Stated goal:
Retype the opening lines of the data exactly, stopping after the line that contains "(0,0) rectangle (1300,835);". Skip every picture.

— Start of Data —

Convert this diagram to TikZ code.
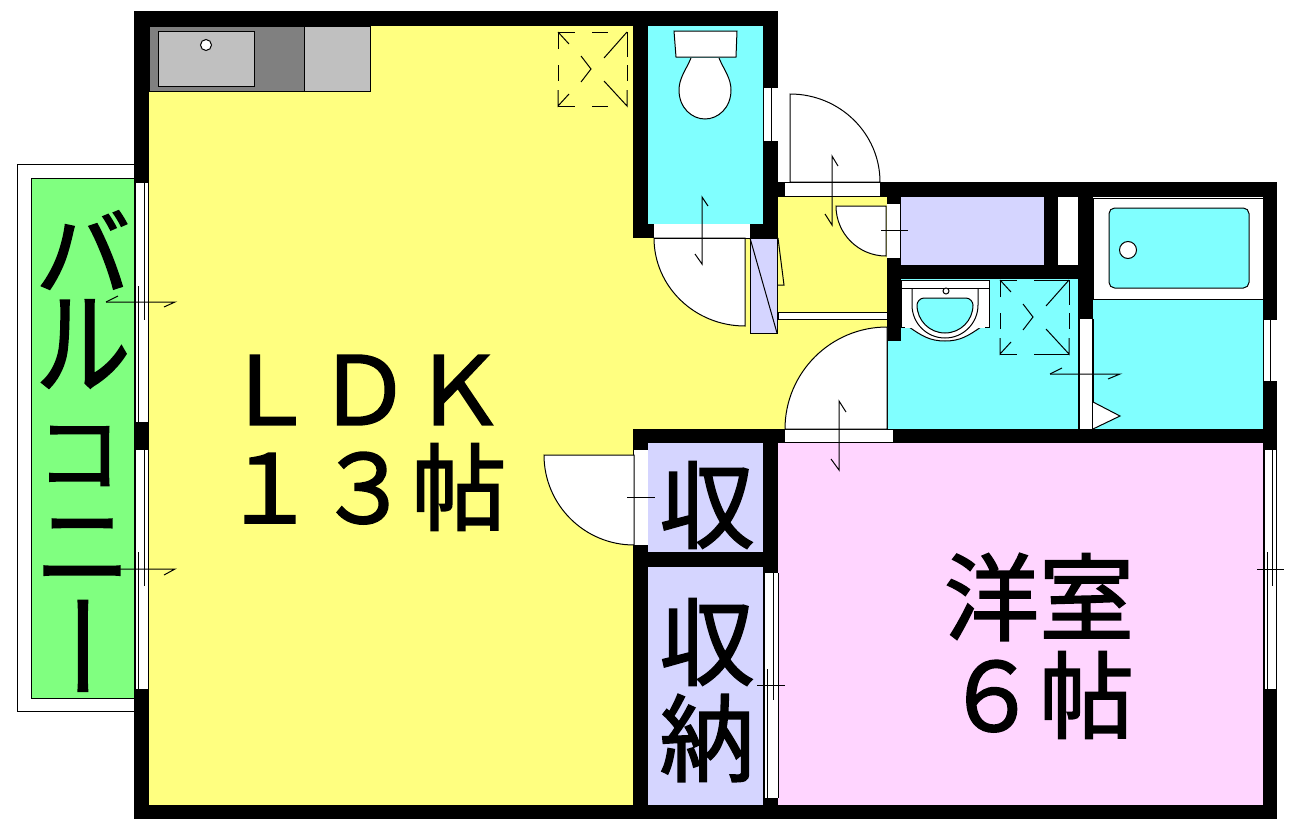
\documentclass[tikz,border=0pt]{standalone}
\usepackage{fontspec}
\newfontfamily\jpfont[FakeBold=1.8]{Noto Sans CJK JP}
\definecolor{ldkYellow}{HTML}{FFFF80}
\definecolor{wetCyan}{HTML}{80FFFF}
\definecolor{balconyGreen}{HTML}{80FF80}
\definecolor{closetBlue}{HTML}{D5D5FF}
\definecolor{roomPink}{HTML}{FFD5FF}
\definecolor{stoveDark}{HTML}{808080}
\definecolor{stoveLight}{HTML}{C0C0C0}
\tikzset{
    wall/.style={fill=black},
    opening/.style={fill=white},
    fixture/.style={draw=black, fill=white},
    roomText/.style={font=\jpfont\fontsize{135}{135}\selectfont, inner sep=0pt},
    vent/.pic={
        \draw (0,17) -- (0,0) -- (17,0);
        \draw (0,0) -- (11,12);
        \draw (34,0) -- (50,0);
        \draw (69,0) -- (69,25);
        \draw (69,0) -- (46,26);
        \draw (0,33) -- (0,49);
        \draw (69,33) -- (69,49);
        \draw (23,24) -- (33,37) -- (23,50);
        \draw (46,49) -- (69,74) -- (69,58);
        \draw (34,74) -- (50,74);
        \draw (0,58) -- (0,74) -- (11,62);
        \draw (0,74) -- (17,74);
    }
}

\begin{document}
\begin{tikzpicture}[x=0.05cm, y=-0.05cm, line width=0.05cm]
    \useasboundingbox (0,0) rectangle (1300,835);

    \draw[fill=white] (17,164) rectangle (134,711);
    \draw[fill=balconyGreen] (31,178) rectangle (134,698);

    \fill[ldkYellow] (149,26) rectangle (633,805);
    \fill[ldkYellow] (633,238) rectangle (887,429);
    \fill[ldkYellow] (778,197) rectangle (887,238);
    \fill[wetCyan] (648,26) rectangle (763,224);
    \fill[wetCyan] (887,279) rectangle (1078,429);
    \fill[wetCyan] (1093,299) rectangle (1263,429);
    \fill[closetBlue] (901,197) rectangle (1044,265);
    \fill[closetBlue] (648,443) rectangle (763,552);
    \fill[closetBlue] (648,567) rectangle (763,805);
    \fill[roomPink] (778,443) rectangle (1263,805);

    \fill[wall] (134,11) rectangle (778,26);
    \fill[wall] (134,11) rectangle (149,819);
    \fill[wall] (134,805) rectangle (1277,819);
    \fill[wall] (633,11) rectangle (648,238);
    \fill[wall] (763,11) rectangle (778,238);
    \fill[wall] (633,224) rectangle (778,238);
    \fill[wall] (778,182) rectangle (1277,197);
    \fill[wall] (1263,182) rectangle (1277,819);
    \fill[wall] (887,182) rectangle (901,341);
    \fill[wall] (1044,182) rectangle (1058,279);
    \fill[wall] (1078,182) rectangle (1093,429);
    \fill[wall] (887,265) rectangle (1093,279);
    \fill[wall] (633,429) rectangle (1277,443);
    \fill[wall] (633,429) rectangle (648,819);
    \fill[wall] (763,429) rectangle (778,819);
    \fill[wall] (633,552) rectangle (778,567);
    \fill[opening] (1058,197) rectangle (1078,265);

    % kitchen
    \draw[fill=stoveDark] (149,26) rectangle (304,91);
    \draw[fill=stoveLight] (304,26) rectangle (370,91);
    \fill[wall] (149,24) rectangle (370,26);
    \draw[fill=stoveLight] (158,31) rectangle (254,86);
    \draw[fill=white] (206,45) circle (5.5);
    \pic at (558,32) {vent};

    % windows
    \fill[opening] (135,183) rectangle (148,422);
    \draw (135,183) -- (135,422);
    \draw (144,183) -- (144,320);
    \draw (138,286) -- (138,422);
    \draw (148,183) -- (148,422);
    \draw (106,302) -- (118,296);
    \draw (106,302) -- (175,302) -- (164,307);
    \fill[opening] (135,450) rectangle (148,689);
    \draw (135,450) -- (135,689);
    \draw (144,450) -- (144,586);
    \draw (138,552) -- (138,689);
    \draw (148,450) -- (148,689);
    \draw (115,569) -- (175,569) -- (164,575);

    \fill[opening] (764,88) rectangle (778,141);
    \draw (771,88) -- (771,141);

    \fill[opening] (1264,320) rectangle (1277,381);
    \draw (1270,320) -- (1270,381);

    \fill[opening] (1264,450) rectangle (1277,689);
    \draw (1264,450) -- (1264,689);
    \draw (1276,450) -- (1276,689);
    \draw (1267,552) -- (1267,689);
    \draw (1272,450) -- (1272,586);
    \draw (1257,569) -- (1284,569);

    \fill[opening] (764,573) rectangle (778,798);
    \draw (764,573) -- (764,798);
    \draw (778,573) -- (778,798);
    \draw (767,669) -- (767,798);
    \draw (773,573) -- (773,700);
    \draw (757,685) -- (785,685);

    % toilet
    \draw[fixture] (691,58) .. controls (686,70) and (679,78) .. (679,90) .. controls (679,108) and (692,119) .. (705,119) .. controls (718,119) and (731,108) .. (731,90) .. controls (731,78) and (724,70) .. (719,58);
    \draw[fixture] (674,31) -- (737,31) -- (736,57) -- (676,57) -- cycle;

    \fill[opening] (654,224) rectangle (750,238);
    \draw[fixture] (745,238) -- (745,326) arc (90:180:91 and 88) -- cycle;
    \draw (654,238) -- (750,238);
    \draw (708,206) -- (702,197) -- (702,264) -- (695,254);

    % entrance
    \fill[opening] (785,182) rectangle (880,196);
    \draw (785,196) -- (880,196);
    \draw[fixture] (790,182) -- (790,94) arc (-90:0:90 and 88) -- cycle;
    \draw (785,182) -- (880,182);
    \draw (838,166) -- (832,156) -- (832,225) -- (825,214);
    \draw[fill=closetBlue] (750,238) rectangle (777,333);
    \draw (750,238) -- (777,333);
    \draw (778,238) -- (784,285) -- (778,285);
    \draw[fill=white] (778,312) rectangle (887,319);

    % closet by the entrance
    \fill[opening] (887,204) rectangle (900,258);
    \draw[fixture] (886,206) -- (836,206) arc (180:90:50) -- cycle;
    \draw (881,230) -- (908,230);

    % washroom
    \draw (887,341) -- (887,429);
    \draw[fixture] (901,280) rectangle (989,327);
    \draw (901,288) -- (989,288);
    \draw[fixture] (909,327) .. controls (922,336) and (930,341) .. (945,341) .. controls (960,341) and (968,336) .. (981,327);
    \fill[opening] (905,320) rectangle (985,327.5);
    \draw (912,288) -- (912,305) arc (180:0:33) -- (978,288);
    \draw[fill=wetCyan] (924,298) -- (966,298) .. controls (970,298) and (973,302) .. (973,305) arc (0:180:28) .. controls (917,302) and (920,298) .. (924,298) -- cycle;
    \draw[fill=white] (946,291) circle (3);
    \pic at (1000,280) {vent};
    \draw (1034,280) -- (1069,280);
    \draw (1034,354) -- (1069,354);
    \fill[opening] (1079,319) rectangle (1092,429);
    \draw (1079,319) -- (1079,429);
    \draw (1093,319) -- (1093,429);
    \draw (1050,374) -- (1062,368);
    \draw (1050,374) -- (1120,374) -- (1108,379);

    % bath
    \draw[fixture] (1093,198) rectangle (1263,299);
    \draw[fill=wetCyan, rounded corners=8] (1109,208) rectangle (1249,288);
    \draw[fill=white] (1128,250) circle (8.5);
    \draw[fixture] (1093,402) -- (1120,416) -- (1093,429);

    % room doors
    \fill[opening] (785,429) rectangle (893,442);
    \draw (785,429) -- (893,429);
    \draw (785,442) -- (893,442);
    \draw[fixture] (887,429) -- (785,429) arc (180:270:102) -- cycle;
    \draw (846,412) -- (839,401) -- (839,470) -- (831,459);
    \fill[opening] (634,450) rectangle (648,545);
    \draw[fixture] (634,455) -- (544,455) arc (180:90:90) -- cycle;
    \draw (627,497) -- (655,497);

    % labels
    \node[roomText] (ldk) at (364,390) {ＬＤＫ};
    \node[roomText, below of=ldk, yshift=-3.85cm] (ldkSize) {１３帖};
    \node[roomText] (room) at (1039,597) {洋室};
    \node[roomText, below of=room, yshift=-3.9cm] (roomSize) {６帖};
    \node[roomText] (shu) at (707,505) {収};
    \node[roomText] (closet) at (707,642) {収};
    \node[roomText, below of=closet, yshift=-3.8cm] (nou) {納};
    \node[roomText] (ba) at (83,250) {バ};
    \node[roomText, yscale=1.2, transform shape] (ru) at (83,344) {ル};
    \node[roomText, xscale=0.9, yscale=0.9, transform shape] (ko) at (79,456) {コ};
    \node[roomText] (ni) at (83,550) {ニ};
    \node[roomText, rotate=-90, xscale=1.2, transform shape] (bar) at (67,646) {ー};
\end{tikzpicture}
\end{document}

— End of Data —

Answer for this exercise:
Convert this diagram to TikZ code.
\documentclass[tikz,border=0pt]{standalone}
\usepackage{fontspec}
\newfontfamily\jpfont[FakeBold=1.8]{Noto Sans CJK JP}
\definecolor{ldkYellow}{HTML}{FFFF80}
\definecolor{wetCyan}{HTML}{80FFFF}
\definecolor{balconyGreen}{HTML}{80FF80}
\definecolor{closetBlue}{HTML}{D5D5FF}
\definecolor{roomPink}{HTML}{FFD5FF}
\definecolor{stoveDark}{HTML}{808080}
\definecolor{stoveLight}{HTML}{C0C0C0}
\tikzset{
    wall/.style={fill=black},
    opening/.style={fill=white},
    fixture/.style={draw=black, fill=white},
    roomText/.style={font=\jpfont\fontsize{135}{135}\selectfont, inner sep=0pt},
    vent/.pic={
        \draw (0,17) -- (0,0) -- (17,0);
        \draw (0,0) -- (11,12);
        \draw (34,0) -- (50,0);
        \draw (69,0) -- (69,25);
        \draw (69,0) -- (46,26);
        \draw (0,33) -- (0,49);
        \draw (69,33) -- (69,49);
        \draw (23,24) -- (33,37) -- (23,50);
        \draw (46,49) -- (69,74) -- (69,58);
        \draw (34,74) -- (50,74);
        \draw (0,58) -- (0,74) -- (11,62);
        \draw (0,74) -- (17,74);
    }
}

\begin{document}
\begin{tikzpicture}[x=0.05cm, y=-0.05cm, line width=0.05cm]
    \useasboundingbox (0,0) rectangle (1300,835);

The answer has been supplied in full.